**Record excerpts:**
-----

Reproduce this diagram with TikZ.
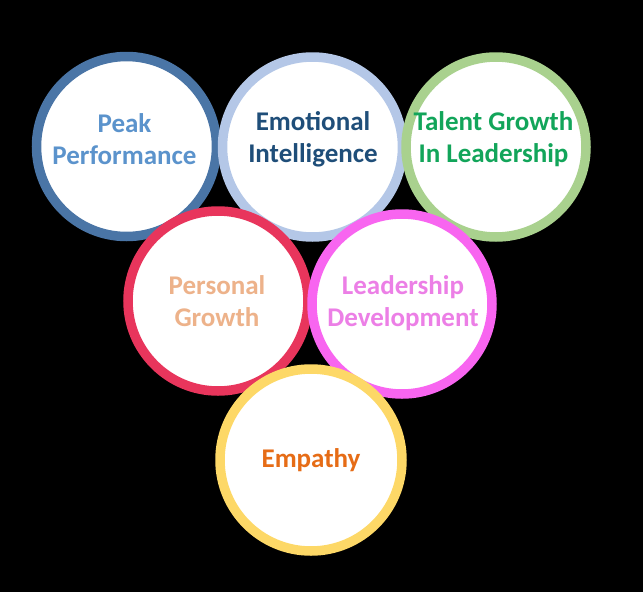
\documentclass[tikz,border=0pt]{standalone}
\usepackage{fontspec}
\setmainfont{Carlito}
\definecolor{bPeak}{HTML}{4A75A6}
\definecolor{tPeak}{HTML}{5B93CC}
\definecolor{bEmo}{HTML}{B4C7E7}
\definecolor{tEmo}{HTML}{1F4E79}
\definecolor{bTal}{HTML}{A9D18E}
\definecolor{tTal}{HTML}{12A55A}
\definecolor{bPer}{HTML}{E8355C}
\definecolor{tPer}{HTML}{EDB28A}
\definecolor{bLea}{HTML}{F865F0}
\definecolor{tLea}{HTML}{EC7FE6}
\definecolor{bEmp}{HTML}{FDD867}
\definecolor{tEmp}{HTML}{E66C16}
\tikzset{
  ring/.style={circle, draw=#1, line width=9.5pt, fill=white, minimum size=180pt, inner sep=0pt},
  lbl/.style={text=#1, font=\fontsize{27}{32}\selectfont\bfseries, align=center},
}
\begin{document}
\begin{tikzpicture}[x=1pt,y=-1pt]
\fill[black] (0,0) rectangle (643,592);
\useasboundingbox (0,0) rectangle (643,592);
\node[ring=bPeak] (c1) at (126.5,146.5) {};
\node[ring=bEmo] (c2) at (312.5,147) {};
\node[ring=bTal] (c3) at (496,147) {};
\node[ring=bPer] (c4) at (218,301) {};
\node[ring=bLea] (c5) at (402,304) {};
\node[ring=bEmp, minimum size=182pt] (c6) at (311,460) {};
\node[lbl=tPeak] (t1) at (124.5,139) {Peak\\Performance};
\node[lbl=tEmo] (t2) at (313,139) {Emotional\\Intelligence};
\node[lbl=tTal] (t3) at (493.5,139) {Talent Growth\\In Leadership};
\node[lbl=tPer] (t4) at (217,301) {Personal\\Growth};
\node[lbl=tLea] (t5) at (403,303) {Leadership\\Development};
\node[lbl=tEmp] (t6) at (311,460) {Empathy};
\end{tikzpicture}
\end{document}
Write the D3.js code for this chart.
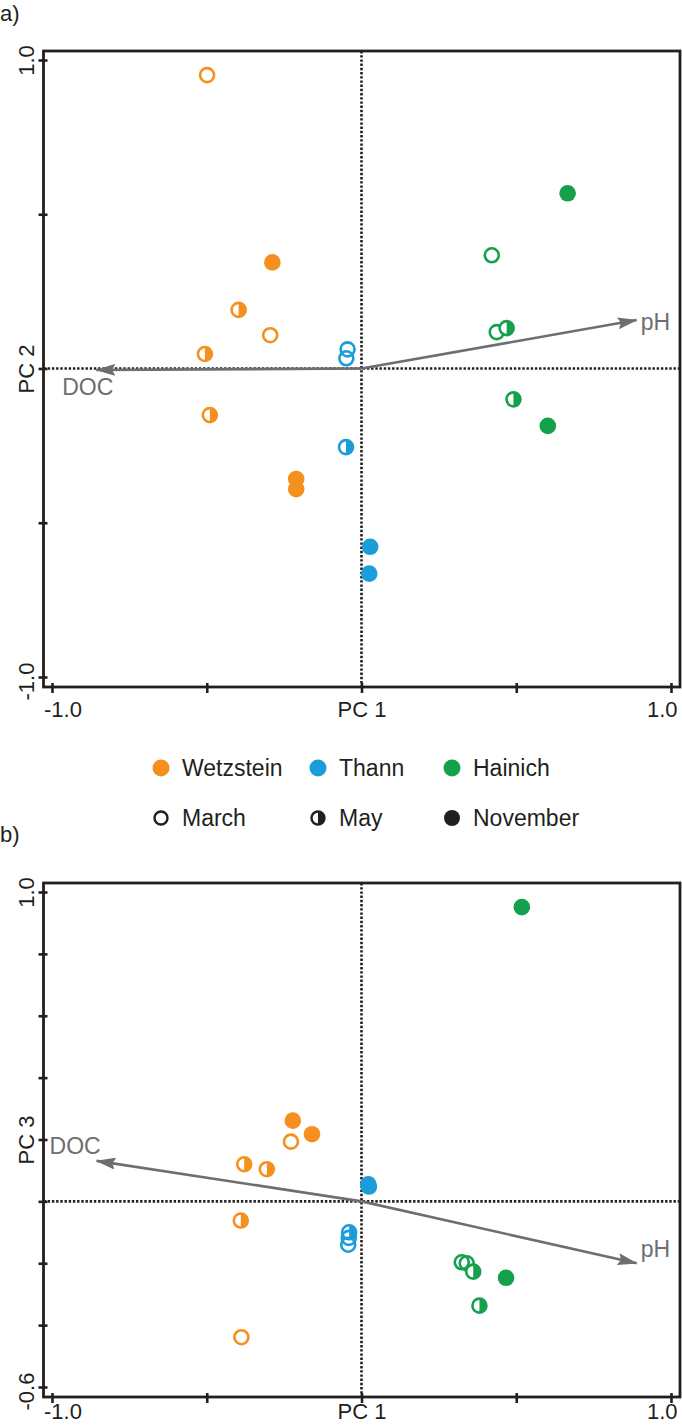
<!DOCTYPE html>
<html><head><meta charset="utf-8">
<script src="https://cdn.jsdelivr.net/npm/d3@7"></script>
<style>
html,body{margin:0;padding:0;background:#fff;}
svg{display:block;font-family:"Liberation Sans",Arial,Helvetica,sans-serif;}
</style></head>
<body><svg id="c" width="682" height="1426"></svg>
<script>
// ---------------- data ----------------
const sites = ["Wetzstein", "Thann", "Hainich"];
const months = ["March", "May", "November"];

// Panel a: PC1 vs PC2 scores
const pointsA = [
  {site:"Wetzstein", month:"March",    pc1:-0.499, pc2: 0.951},
  {site:"Wetzstein", month:"November", pc1:-0.288, pc2: 0.344},
  {site:"Wetzstein", month:"May",      pc1:-0.397, pc2: 0.190},
  {site:"Wetzstein", month:"March",    pc1:-0.295, pc2: 0.108},
  {site:"Wetzstein", month:"May",      pc1:-0.506, pc2: 0.047},
  {site:"Wetzstein", month:"May",      pc1:-0.490, pc2:-0.151},
  {site:"Wetzstein", month:"November", pc1:-0.211, pc2:-0.358},
  {site:"Wetzstein", month:"November", pc1:-0.211, pc2:-0.391},
  {site:"Thann",     month:"March",    pc1:-0.045, pc2: 0.062},
  {site:"Thann",     month:"March",    pc1:-0.049, pc2: 0.033},
  {site:"Thann",     month:"May",      pc1:-0.050, pc2:-0.255},
  {site:"Thann",     month:"November", pc1: 0.028, pc2:-0.578},
  {site:"Thann",     month:"November", pc1: 0.025, pc2:-0.665},
  {site:"Hainich",   month:"November", pc1: 0.666, pc2: 0.568},
  {site:"Hainich",   month:"March",    pc1: 0.421, pc2: 0.367},
  {site:"Hainich",   month:"March",    pc1: 0.437, pc2: 0.118},
  {site:"Hainich",   month:"May",      pc1: 0.469, pc2: 0.131},
  {site:"Hainich",   month:"May",      pc1: 0.491, pc2:-0.100},
  {site:"Hainich",   month:"November", pc1: 0.602, pc2:-0.186}
];
const loadingsA = [
  {name:"pH",  pc1: 0.889, pc2: 0.157},
  {name:"DOC", pc1:-0.857, pc2:-0.005}
];

// Panel b: PC1 vs PC3 scores
const pointsB = [
  {site:"Wetzstein", month:"November", pc1:-0.222, pc3: 0.261},
  {site:"Wetzstein", month:"November", pc1:-0.160, pc3: 0.217},
  {site:"Wetzstein", month:"March",    pc1:-0.228, pc3: 0.193},
  {site:"Wetzstein", month:"May",      pc1:-0.379, pc3: 0.120},
  {site:"Wetzstein", month:"May",      pc1:-0.306, pc3: 0.104},
  {site:"Wetzstein", month:"May",      pc1:-0.390, pc3:-0.062},
  {site:"Wetzstein", month:"March",    pc1:-0.388, pc3:-0.439},
  {site:"Thann",     month:"November", pc1: 0.022, pc3: 0.055},
  {site:"Thann",     month:"November", pc1: 0.024, pc3: 0.048},
  {site:"Thann",     month:"May",      pc1:-0.040, pc3:-0.100},
  {site:"Thann",     month:"March",    pc1:-0.041, pc3:-0.118},
  {site:"Thann",     month:"March",    pc1:-0.043, pc3:-0.140},
  {site:"Hainich",   month:"November", pc1: 0.518, pc3: 0.951},
  {site:"Hainich",   month:"March",    pc1: 0.324, pc3:-0.197},
  {site:"Hainich",   month:"March",    pc1: 0.340, pc3:-0.200},
  {site:"Hainich",   month:"May",      pc1: 0.361, pc3:-0.227},
  {site:"Hainich",   month:"November", pc1: 0.467, pc3:-0.247},
  {site:"Hainich",   month:"May",      pc1: 0.381, pc3:-0.337}
];
const loadingsB = [
  {name:"pH",  pc1: 0.889, pc3:-0.200},
  {name:"DOC", pc1:-0.856, pc3: 0.131}
];

const xTicks = [-1, -0.5, 0, 0.5, 1];
const xTickLabels = ["-1.0", "", "PC 1", "", "1.0"];
const yTicksA = [-1, -0.5, 0, 0.5, 1];
const yTickLabelsA = ["-1.0", "", "PC 2", "", "1.0"];
const yTicksB = [-0.6, -0.4, -0.2, 0, 0.2, 0.4, 0.6, 0.8, 1.0];
const yTickLabelsB = ["-0.6", "", "", "", "PC 3", "", "", "", "1.0"];

// ---------------- styles ----------------
const color = d3.scaleOrdinal().domain(sites).range(["#f5901f", "#1a9dd8", "#15a04c"]);
const ink = "#231f20";
const arrowGray = "#6d6e70";
const FONT = 22;

const svg = d3.select("#c");
svg.append("rect").attr("width",682).attr("height",1426).attr("fill","#fff");
const defs = svg.append("defs");
defs.append("marker").attr("id","ah").attr("viewBox","0 0 20 12")
  .attr("refX",19).attr("refY",6).attr("markerWidth",20).attr("markerHeight",12)
  .attr("markerUnits","userSpaceOnUse").attr("orient","auto")
  .append("path").attr("d","M0,0 L20,6 L0,12 L3,6 Z").attr("fill",arrowGray);

const x = d3.scaleLinear().domain([-1,1]).range([52,671]);

function marker(g, d, cx, cy) {
  const c = color(d.site);
  if (d.month === "November") {
    g.append("circle").attr("cx",cx).attr("cy",cy).attr("r",8.3).attr("fill",c);
  } else if (d.month === "March") {
    g.append("circle").attr("cx",cx).attr("cy",cy).attr("r",7).attr("fill","none")
      .attr("stroke",c).attr("stroke-width",2.6);
  } else {
    const r = 7;
    g.append("circle").attr("cx",cx).attr("cy",cy).attr("r",r).attr("fill","#fff")
      .attr("stroke",c).attr("stroke-width",2.6);
    g.append("path").attr("d",`M${cx},${cy-r} A${r},${r} 0 0 1 ${cx},${cy+r} Z`).attr("fill",c);
  }
}

function panel(opts) {
  const {y, points, yKey, loadings, yTicks, yLabels, frameTop, frameBottom, labelOffsets, xLabelY} = opts;
  const g = svg.append("g");
  const left = 43.5, right = 680;
  // dotted zero lines
  g.append("line").attr("x1",left).attr("x2",right).attr("y1",y(0)).attr("y2",y(0))
    .attr("stroke",ink).attr("stroke-width",2.6).attr("stroke-dasharray","2.4,1.8");
  g.append("line").attr("x1",x(0)).attr("x2",x(0)).attr("y1",frameTop).attr("y2",frameBottom)
    .attr("stroke",ink).attr("stroke-width",2.6).attr("stroke-dasharray","2.4,1.8");

  // loadings arrows
  loadings.forEach((l,i) => {
    g.append("line").attr("x1",x(0)).attr("y1",y(0)).attr("x2",x(l.pc1)).attr("y2",y(l[yKey]))
      .attr("stroke",arrowGray).attr("stroke-width",2.6).attr("marker-end","url(#ah)");
    const o = labelOffsets[i];
    g.append("text").attr("x",x(l.pc1)+o[0]).attr("y",y(l[yKey])+o[1])
      .attr("fill",arrowGray).attr("font-size",23).text(l.name);
  });

  // points
  const pg = g.append("g");
  points.forEach(d => marker(pg, d, x(d.pc1), y(d[yKey])));

  // frame
  g.append("rect").attr("x",left).attr("y",frameTop).attr("width",right-left).attr("height",frameBottom-frameTop)
    .attr("fill","none").attr("stroke",ink).attr("stroke-width",2.8);

  // x axis
  const xa = g.append("g").attr("transform",`translate(0,${frameBottom})`)
    .call(d3.axisBottom(x).tickValues(xTicks).tickSize(6).tickPadding(0)
      .tickFormat((d,i) => xTickLabels[i]));
  xa.select(".domain").remove();
  xa.selectAll(".tick line").attr("y1",-4).attr("y2",6).attr("stroke",ink).attr("stroke-width",2.6);
  xa.selectAll(".tick text").attr("font-size",FONT).attr("font-family","Liberation Sans, Arial, sans-serif")
    .attr("fill",ink).attr("dy",null).attr("y",xLabelY)
    .attr("text-anchor",(d,i) => i===0 ? "start" : (i===xTicks.length-1 ? "end" : "middle"))
    .attr("x",(d,i) => i===0 ? left - x(d) : (i===xTicks.length-1 ? 677 - x(d) : 0));

  // y axis
  const ya = g.append("g").attr("transform",`translate(${left},0)`)
    .call(d3.axisLeft(y).tickValues(yTicks).tickSize(5).tickPadding(0)
      .tickFormat((d,i) => yLabels[i]));
  ya.select(".domain").remove();
  ya.selectAll(".tick line").attr("x1",4).attr("x2",-5).attr("stroke",ink).attr("stroke-width",2.6);
  ya.selectAll(".tick text").attr("font-size",FONT).attr("font-family","Liberation Sans, Arial, sans-serif")
    .attr("fill",ink).attr("x",null).attr("dy",null)
    .attr("text-anchor","middle")
    .attr("transform",(d,i) => {
      const shift = (i===0) ? 4 : 0;
      return `translate(-10,${shift}) rotate(-90)`;
    });
}

const yA = d3.scaleLinear().domain([-1,1]).range([677,60]);
panel({y:yA, points:pointsA, yKey:"pc2", loadings:loadingsA, yTicks:yTicksA, yLabels:yTickLabelsA,
  frameTop:51, frameBottom:687, labelOffsets:[[4,10],[-34,25]], xLabelY:30});

const yB = d3.scaleLinear().domain([-0.6,1.0]).range([1387,892]);
panel({y:yB, points:pointsB, yKey:"pc3", loadings:loadingsB, yTicks:yTicksB, yLabels:yTickLabelsB,
  frameTop:883, frameBottom:1397, labelOffsets:[[4,-6],[-47,-7]], xLabelY:22});

// panel letters
svg.append("text").attr("x",0).attr("y",21).attr("font-size",22).attr("fill",ink).text("a)");
svg.append("text").attr("x",0).attr("y",842).attr("font-size",22).attr("fill",ink).text("b)");

// legend
const legX = [161, 318, 452];
const lg = svg.append("g");
sites.forEach((s,i) => {
  lg.append("circle").attr("cx",legX[i]).attr("cy",768).attr("r",8.5).attr("fill",color(s));
  lg.append("text").attr("x",legX[i]+21).attr("y",776).attr("font-size",23).attr("fill",ink).text(s);
});
months.forEach((m,i) => {
  const cx = legX[i], cy = 818;
  if (m === "March") {
    lg.append("circle").attr("cx",cx).attr("cy",cy).attr("r",6.5).attr("fill","none").attr("stroke",ink).attr("stroke-width",2.4);
  } else if (m === "May") {
    const r = 6.5;
    lg.append("circle").attr("cx",cx).attr("cy",cy).attr("r",r).attr("fill","#fff").attr("stroke",ink).attr("stroke-width",2.4);
    lg.append("path").attr("d",`M${cx},${cy-r} A${r},${r} 0 0 1 ${cx},${cy+r} Z`).attr("fill",ink);
  } else {
    lg.append("circle").attr("cx",cx).attr("cy",cy).attr("r",8).attr("fill",ink);
  }
  lg.append("text").attr("x",cx+21).attr("y",826).attr("font-size",23).attr("fill",ink).text(m);
});
</script></body></html>
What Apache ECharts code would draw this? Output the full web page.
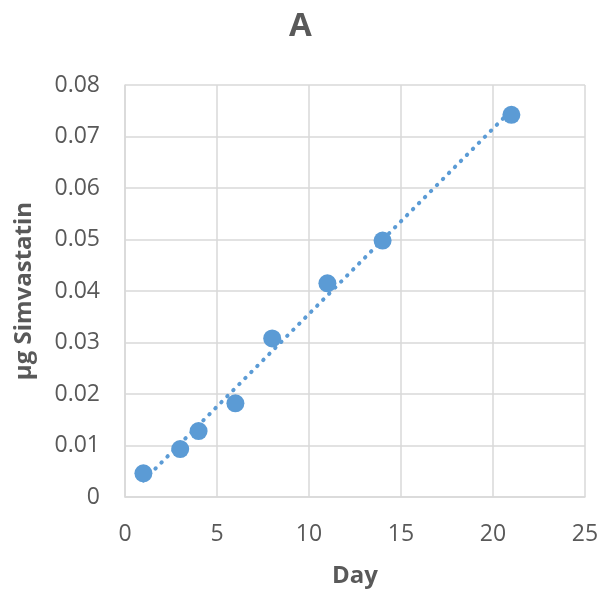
<!DOCTYPE html>
<html>
<head>
<meta charset="utf-8">
<script src="https://cdn.jsdelivr.net/npm/echarts@6/dist/echarts.min.js"></script>
<style>
  html, body { margin: 0; padding: 0; background: #fff; }
  #chart { width: 601px; height: 589px; }
</style>
</head>
<body>
<div id="chart"></div>
<script>
// data
var days = [1, 3, 4, 6, 8, 11, 14, 21];
var simvastatin = [0.0046, 0.0093, 0.0128, 0.0182, 0.0308, 0.0415, 0.0498, 0.0742];

var points = days.map(function (d, i) { return [d, simvastatin[i]]; });

// linear trendline, like Excel's
var n = days.length;
var mx = days.reduce(function (a, b) { return a + b; }, 0) / n;
var my = simvastatin.reduce(function (a, b) { return a + b; }, 0) / n;
var sxy = 0, sxx = 0;
for (var i = 0; i < n; i++) {
  sxy += (days[i] - mx) * (simvastatin[i] - my);
  sxx += (days[i] - mx) * (days[i] - mx);
}
var slope = sxy / sxx;
var intercept = my - slope * mx;
var xFirst = days[0], xLast = days[n - 1];
var trend = [[xFirst, intercept + slope * xFirst], [xLast, intercept + slope * xLast]];

var font = '"Open Sans", sans-serif';
var grey = '#595959';
var blue = '#5b9bd5';

var chart = echarts.init(document.getElementById('chart'), null, { renderer: 'canvas' });

chart.setOption({
  animation: false,
  title: {
    text: 'A',
    left: 'center',
    top: 5,
    textStyle: { fontFamily: font, fontSize: 33, fontWeight: 'bold', color: grey }
  },
  grid: { left: 125, right: 16, top: 85, bottom: 92, outerBoundsMode: 'none', containLabel: false },
  xAxis: {
    type: 'value',
    min: 0, max: 25, interval: 5,
    name: 'Day',
    nameLocation: 'middle',
    nameGap: 67,
    nameTextStyle: { fontFamily: font, fontSize: 24, fontWeight: 'bold', color: grey },
    axisLine: { show: true, lineStyle: { color: '#d9d9d9', width: 1.5 } },
    axisTick: { show: false },
    axisLabel: { fontFamily: font, fontSize: 23, color: grey, margin: 26 },
    splitLine: { show: true, lineStyle: { color: '#d9d9d9', width: 1.5 } }
  },
  yAxis: {
    type: 'value',
    min: 0, max: 0.08, interval: 0.01,
    name: 'µg Simvastatin',
    nameLocation: 'middle',
    nameGap: 89,
    nameTextStyle: { fontFamily: font, fontSize: 24, fontWeight: 'bold', color: grey },
    axisLine: { show: true, lineStyle: { color: '#d9d9d9', width: 1.5 } },
    axisTick: { show: false },
    axisLabel: {
      fontFamily: font, fontSize: 23, color: grey, margin: 25,
      formatter: function (v) { return v === 0 ? '0' : v.toFixed(2); }
    },
    splitLine: { show: true, lineStyle: { color: '#d9d9d9', width: 1.5 } }
  },
  series: [
    {
      name: 'Trend',
      type: 'line',
      data: trend,
      symbol: 'none',
      lineStyle: { color: blue, width: 4, type: [0.5, 8], cap: 'round' },
      z: 1
    },
    {
      name: 'Simvastatin',
      type: 'scatter',
      data: points,
      symbolSize: 18,
      itemStyle: { color: blue, opacity: 1 },
      z: 2
    }
  ]
});
</script>
</body>
</html>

-----

Filter the records for lines holding the string "code". Copy each one.

Write the D3.js code for this chart.
What Apache ECharts code would draw this? Output the full web page.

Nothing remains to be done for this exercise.